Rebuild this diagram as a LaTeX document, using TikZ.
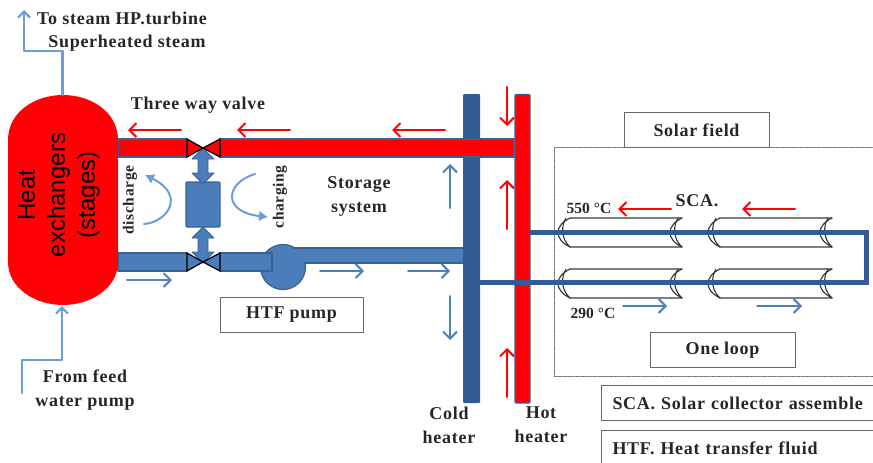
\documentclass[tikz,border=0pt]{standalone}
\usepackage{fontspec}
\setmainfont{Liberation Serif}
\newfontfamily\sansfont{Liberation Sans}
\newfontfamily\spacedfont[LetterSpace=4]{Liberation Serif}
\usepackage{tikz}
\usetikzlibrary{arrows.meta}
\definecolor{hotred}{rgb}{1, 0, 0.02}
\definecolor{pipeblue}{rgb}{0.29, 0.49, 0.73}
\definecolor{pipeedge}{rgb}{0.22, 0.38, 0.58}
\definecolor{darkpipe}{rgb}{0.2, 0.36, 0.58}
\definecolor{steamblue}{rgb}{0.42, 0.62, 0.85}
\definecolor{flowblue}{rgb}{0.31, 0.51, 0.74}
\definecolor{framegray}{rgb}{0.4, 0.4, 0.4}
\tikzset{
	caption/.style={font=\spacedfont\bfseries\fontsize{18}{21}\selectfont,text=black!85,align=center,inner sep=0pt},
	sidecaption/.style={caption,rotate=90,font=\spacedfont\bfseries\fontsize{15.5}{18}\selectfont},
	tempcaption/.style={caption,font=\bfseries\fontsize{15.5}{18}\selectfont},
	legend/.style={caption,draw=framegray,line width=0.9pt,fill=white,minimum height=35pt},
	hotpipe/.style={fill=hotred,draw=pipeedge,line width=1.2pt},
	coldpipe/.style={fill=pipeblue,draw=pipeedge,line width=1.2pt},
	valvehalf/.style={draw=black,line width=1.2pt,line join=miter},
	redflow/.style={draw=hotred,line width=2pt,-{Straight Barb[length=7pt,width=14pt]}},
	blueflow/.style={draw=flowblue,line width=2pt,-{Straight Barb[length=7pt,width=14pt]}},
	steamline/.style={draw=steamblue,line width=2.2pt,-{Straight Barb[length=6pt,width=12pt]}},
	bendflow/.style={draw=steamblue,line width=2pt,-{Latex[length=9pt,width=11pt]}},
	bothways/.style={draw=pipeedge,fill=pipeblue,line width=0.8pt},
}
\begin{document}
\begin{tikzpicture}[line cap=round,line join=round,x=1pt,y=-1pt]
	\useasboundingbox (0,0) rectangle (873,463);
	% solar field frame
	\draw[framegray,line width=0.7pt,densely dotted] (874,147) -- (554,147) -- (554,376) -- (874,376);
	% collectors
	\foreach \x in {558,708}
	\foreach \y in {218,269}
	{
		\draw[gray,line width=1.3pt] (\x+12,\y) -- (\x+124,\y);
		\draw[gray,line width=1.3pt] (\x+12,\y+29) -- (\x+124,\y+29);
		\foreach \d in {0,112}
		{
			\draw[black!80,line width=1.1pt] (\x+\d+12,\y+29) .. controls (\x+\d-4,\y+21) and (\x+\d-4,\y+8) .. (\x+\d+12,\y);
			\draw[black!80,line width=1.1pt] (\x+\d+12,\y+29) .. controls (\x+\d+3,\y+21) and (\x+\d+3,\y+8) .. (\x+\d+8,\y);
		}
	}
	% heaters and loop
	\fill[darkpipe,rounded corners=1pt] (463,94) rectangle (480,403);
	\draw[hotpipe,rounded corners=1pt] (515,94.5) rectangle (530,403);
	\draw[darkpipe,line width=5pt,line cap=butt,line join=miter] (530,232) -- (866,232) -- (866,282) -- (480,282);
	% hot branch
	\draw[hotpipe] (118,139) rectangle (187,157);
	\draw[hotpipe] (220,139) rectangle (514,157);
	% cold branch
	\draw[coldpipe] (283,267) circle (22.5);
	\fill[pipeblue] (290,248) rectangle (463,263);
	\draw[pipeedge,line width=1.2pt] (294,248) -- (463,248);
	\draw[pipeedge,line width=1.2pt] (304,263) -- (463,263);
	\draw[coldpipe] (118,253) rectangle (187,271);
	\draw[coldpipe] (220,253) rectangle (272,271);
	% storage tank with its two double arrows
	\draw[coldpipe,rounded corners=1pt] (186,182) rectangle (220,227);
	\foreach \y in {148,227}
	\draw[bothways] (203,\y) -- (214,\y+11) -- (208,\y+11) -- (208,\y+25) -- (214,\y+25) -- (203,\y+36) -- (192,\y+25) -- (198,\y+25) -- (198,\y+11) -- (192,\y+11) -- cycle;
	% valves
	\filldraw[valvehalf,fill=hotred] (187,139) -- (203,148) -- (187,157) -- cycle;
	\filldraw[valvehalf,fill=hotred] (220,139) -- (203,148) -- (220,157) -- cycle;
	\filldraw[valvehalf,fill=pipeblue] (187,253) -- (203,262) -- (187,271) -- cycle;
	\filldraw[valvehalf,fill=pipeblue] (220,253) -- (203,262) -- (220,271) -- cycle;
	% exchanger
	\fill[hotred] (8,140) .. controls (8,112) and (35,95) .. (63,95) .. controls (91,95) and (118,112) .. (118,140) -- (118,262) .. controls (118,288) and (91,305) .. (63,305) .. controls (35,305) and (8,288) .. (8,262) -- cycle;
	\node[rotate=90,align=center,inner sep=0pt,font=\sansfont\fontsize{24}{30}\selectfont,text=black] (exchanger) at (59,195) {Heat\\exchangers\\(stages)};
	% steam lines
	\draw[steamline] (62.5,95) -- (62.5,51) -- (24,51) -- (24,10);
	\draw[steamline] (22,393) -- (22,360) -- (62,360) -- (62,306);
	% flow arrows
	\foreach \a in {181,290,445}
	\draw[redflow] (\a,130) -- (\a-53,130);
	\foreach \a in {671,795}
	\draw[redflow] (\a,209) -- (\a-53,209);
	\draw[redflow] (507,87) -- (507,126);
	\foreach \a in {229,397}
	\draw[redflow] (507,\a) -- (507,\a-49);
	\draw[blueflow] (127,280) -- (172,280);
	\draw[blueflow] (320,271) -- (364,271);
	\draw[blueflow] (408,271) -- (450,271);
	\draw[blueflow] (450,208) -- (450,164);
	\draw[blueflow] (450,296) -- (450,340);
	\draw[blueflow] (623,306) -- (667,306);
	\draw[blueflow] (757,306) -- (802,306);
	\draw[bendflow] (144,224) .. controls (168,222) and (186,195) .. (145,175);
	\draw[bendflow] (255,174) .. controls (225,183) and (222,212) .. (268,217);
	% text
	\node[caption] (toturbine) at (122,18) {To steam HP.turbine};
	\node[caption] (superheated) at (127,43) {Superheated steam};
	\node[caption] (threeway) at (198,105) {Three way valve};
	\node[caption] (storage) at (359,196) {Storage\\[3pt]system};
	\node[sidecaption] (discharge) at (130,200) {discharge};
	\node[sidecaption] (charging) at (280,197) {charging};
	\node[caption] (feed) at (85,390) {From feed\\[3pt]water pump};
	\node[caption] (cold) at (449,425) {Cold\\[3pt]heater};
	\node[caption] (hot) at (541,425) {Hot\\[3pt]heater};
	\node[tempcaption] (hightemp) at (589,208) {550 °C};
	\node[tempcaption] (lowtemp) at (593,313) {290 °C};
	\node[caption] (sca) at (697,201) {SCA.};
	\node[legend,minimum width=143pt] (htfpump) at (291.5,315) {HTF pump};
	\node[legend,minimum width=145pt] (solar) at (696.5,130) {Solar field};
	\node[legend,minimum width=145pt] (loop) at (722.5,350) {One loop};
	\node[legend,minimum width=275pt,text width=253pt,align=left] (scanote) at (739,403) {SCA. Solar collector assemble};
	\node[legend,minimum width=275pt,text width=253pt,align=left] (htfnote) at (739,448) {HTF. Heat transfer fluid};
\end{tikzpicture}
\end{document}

▬▬▬▬▬▬

• _PROBLEM DESCRIPTION_: Using the data above, write out every line exactly, leaving the images behind.

• _SOLVED EXERCISE_:
Rebuild this diagram as a LaTeX document, using TikZ.
\documentclass[tikz,border=0pt]{standalone}
\usepackage{fontspec}
\setmainfont{Liberation Serif}
\newfontfamily\sansfont{Liberation Sans}
\newfontfamily\spacedfont[LetterSpace=4]{Liberation Serif}
\usepackage{tikz}
\usetikzlibrary{arrows.meta}
\definecolor{hotred}{rgb}{1, 0, 0.02}
\definecolor{pipeblue}{rgb}{0.29, 0.49, 0.73}
\definecolor{pipeedge}{rgb}{0.22, 0.38, 0.58}
\definecolor{darkpipe}{rgb}{0.2, 0.36, 0.58}
\definecolor{steamblue}{rgb}{0.42, 0.62, 0.85}
\definecolor{flowblue}{rgb}{0.31, 0.51, 0.74}
\definecolor{framegray}{rgb}{0.4, 0.4, 0.4}
\tikzset{
	caption/.style={font=\spacedfont\bfseries\fontsize{18}{21}\selectfont,text=black!85,align=center,inner sep=0pt},
	sidecaption/.style={caption,rotate=90,font=\spacedfont\bfseries\fontsize{15.5}{18}\selectfont},
	tempcaption/.style={caption,font=\bfseries\fontsize{15.5}{18}\selectfont},
	legend/.style={caption,draw=framegray,line width=0.9pt,fill=white,minimum height=35pt},
	hotpipe/.style={fill=hotred,draw=pipeedge,line width=1.2pt},
	coldpipe/.style={fill=pipeblue,draw=pipeedge,line width=1.2pt},
	valvehalf/.style={draw=black,line width=1.2pt,line join=miter},
	redflow/.style={draw=hotred,line width=2pt,-{Straight Barb[length=7pt,width=14pt]}},
	blueflow/.style={draw=flowblue,line width=2pt,-{Straight Barb[length=7pt,width=14pt]}},
	steamline/.style={draw=steamblue,line width=2.2pt,-{Straight Barb[length=6pt,width=12pt]}},
	bendflow/.style={draw=steamblue,line width=2pt,-{Latex[length=9pt,width=11pt]}},
	bothways/.style={draw=pipeedge,fill=pipeblue,line width=0.8pt},
}
\begin{document}
\begin{tikzpicture}[line cap=round,line join=round,x=1pt,y=-1pt]
	\useasboundingbox (0,0) rectangle (873,463);
	% solar field frame
	\draw[framegray,line width=0.7pt,densely dotted] (874,147) -- (554,147) -- (554,376) -- (874,376);
	% collectors
	\foreach \x in {558,708}
	\foreach \y in {218,269}
	{
		\draw[gray,line width=1.3pt] (\x+12,\y) -- (\x+124,\y);
		\draw[gray,line width=1.3pt] (\x+12,\y+29) -- (\x+124,\y+29);
		\foreach \d in {0,112}
		{
			\draw[black!80,line width=1.1pt] (\x+\d+12,\y+29) .. controls (\x+\d-4,\y+21) and (\x+\d-4,\y+8) .. (\x+\d+12,\y);
			\draw[black!80,line width=1.1pt] (\x+\d+12,\y+29) .. controls (\x+\d+3,\y+21) and (\x+\d+3,\y+8) .. (\x+\d+8,\y);
		}
	}
	% heaters and loop
	\fill[darkpipe,rounded corners=1pt] (463,94) rectangle (480,403);
	\draw[hotpipe,rounded corners=1pt] (515,94.5) rectangle (530,403);
	\draw[darkpipe,line width=5pt,line cap=butt,line join=miter] (530,232) -- (866,232) -- (866,282) -- (480,282);
	% hot branch
	\draw[hotpipe] (118,139) rectangle (187,157);
	\draw[hotpipe] (220,139) rectangle (514,157);
	% cold branch
	\draw[coldpipe] (283,267) circle (22.5);
	\fill[pipeblue] (290,248) rectangle (463,263);
	\draw[pipeedge,line width=1.2pt] (294,248) -- (463,248);
	\draw[pipeedge,line width=1.2pt] (304,263) -- (463,263);
	\draw[coldpipe] (118,253) rectangle (187,271);
	\draw[coldpipe] (220,253) rectangle (272,271);
	% storage tank with its two double arrows
	\draw[coldpipe,rounded corners=1pt] (186,182) rectangle (220,227);
	\foreach \y in {148,227}
	\draw[bothways] (203,\y) -- (214,\y+11) -- (208,\y+11) -- (208,\y+25) -- (214,\y+25) -- (203,\y+36) -- (192,\y+25) -- (198,\y+25) -- (198,\y+11) -- (192,\y+11) -- cycle;
	% valves
	\filldraw[valvehalf,fill=hotred] (187,139) -- (203,148) -- (187,157) -- cycle;
	\filldraw[valvehalf,fill=hotred] (220,139) -- (203,148) -- (220,157) -- cycle;
	\filldraw[valvehalf,fill=pipeblue] (187,253) -- (203,262) -- (187,271) -- cycle;
	\filldraw[valvehalf,fill=pipeblue] (220,253) -- (203,262) -- (220,271) -- cycle;
	% exchanger
	\fill[hotred] (8,140) .. controls (8,112) and (35,95) .. (63,95) .. controls (91,95) and (118,112) .. (118,140) -- (118,262) .. controls (118,288) and (91,305) .. (63,305) .. controls (35,305) and (8,288) .. (8,262) -- cycle;
	\node[rotate=90,align=center,inner sep=0pt,font=\sansfont\fontsize{24}{30}\selectfont,text=black] (exchanger) at (59,195) {Heat\\exchangers\\(stages)};
	% steam lines
	\draw[steamline] (62.5,95) -- (62.5,51) -- (24,51) -- (24,10);
	\draw[steamline] (22,393) -- (22,360) -- (62,360) -- (62,306);
	% flow arrows
	\foreach \a in {181,290,445}
	\draw[redflow] (\a,130) -- (\a-53,130);
	\foreach \a in {671,795}
	\draw[redflow] (\a,209) -- (\a-53,209);
	\draw[redflow] (507,87) -- (507,126);
	\foreach \a in {229,397}
	\draw[redflow] (507,\a) -- (507,\a-49);
	\draw[blueflow] (127,280) -- (172,280);
	\draw[blueflow] (320,271) -- (364,271);
	\draw[blueflow] (408,271) -- (450,271);
	\draw[blueflow] (450,208) -- (450,164);
	\draw[blueflow] (450,296) -- (450,340);
	\draw[blueflow] (623,306) -- (667,306);
	\draw[blueflow] (757,306) -- (802,306);
	\draw[bendflow] (144,224) .. controls (168,222) and (186,195) .. (145,175);
	\draw[bendflow] (255,174) .. controls (225,183) and (222,212) .. (268,217);
	% text
	\node[caption] (toturbine) at (122,18) {To steam HP.turbine};
	\node[caption] (superheated) at (127,43) {Superheated steam};
	\node[caption] (threeway) at (198,105) {Three way valve};
	\node[caption] (storage) at (359,196) {Storage\\[3pt]system};
	\node[sidecaption] (discharge) at (130,200) {discharge};
	\node[sidecaption] (charging) at (280,197) {charging};
	\node[caption] (feed) at (85,390) {From feed\\[3pt]water pump};
	\node[caption] (cold) at (449,425) {Cold\\[3pt]heater};
	\node[caption] (hot) at (541,425) {Hot\\[3pt]heater};
	\node[tempcaption] (hightemp) at (589,208) {550 °C};
	\node[tempcaption] (lowtemp) at (593,313) {290 °C};
	\node[caption] (sca) at (697,201) {SCA.};
	\node[legend,minimum width=143pt] (htfpump) at (291.5,315) {HTF pump};
	\node[legend,minimum width=145pt] (solar) at (696.5,130) {Solar field};
	\node[legend,minimum width=145pt] (loop) at (722.5,350) {One loop};
	\node[legend,minimum width=275pt,text width=253pt,align=left] (scanote) at (739,403) {SCA. Solar collector assemble};
	\node[legend,minimum width=275pt,text width=253pt,align=left] (htfnote) at (739,448) {HTF. Heat transfer fluid};
\end{tikzpicture}
\end{document}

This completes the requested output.